Survival in the Age of Risk

There is danger all around, judging by companies’ heightened focus on managing risk. In the midst of the maelstrom: the CFO.

Faced with threats from all quarters — recession and credit crunch, heated global competition, continuing Sarbanes-Oxley pressures — companies are making intensive risk management a top priority, and once again CFOs find themselves on the front lines.

Many CFOs now must deal not only with managing risks traditionally under their purview, such as compliance and liquidity, but also with the full gamut of enterprise risks, from politics to product launches, as they increasingly play the role of strategist.

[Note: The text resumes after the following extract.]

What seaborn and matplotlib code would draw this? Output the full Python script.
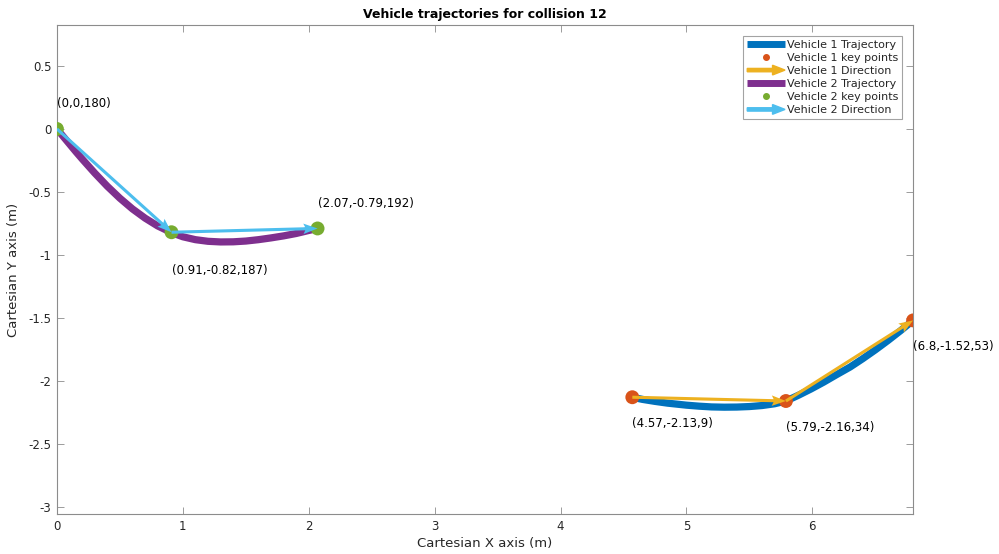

In fact, about half of companies globally assign oversight of risk management to their CFOs, according to a survey of some 1,200 CFOs and senior finance professionals conducted last year by IBM Global Business Services in conjunction with the Wharton School and Economist Intelligence Unit. ( is part of The Economist Group.)

“Enterprises are looking at risk more systemically,” said Stephen Lukens, global and Americas financial management leader of IBM Global Business Services. “Corporations acknowledge that they need to understand the material risks to their value drivers. Therefore, the number of CFOs focusing a portion of their time on risk has gone up.”

Some companies are going so far as to transfer their CFOs to chief risk officer (CRO) positions, a move that until recently would have been viewed as a demotion. Walgreens, for example, took this step in May, and truck and engine maker Navistar International did so in June.

“The CRO position is fast becoming a best practice among large companies,” said Jeffrey Rein, chairman and CEO at Walgreens, which moved CFO William Rudolphson to a newly created CRO slot. He will continue to oversee audit and compliance, as well as risk management, but not finance, whose new chief is former Tyson Foods CFO Wade Miquelon.

“Given our size and complexity, and the highly regulated industry in which we operate, separating the financial and audit fuctions and increasing our focus on risk identification and mitigation is a prudent move,” said Rein.

Most companies, though, have not yet designated a chief risk officer. In the IBM survey, only about 20 percent of respondents said a CRO is responsible for managing risk at their companies. Lukens said he found that result surprising. “The CRO title isn’t as prevalent as we all might think,” he said.

Mary Roth, executive director of the Risk and Insurance Management Society, whose members focus mainly on operational risk, agreed. “Most of our members report through the CFO,” she said, adding, “The CRO position is still trying to find its place in Corporate America.”

One part of Corporate America where CROs have gained a firm foothold is in banks and other financial services companies, noted Kevin Blakely, president of the Risk Management Association, which represents financial-institution risk managers.

Blakely said most major banks and financial services companies employ a CRO and keep finance and risk management as”two separate and distinct” organizations. He observed that finance focuses on risk avoidance while risk management focuses on risk taking.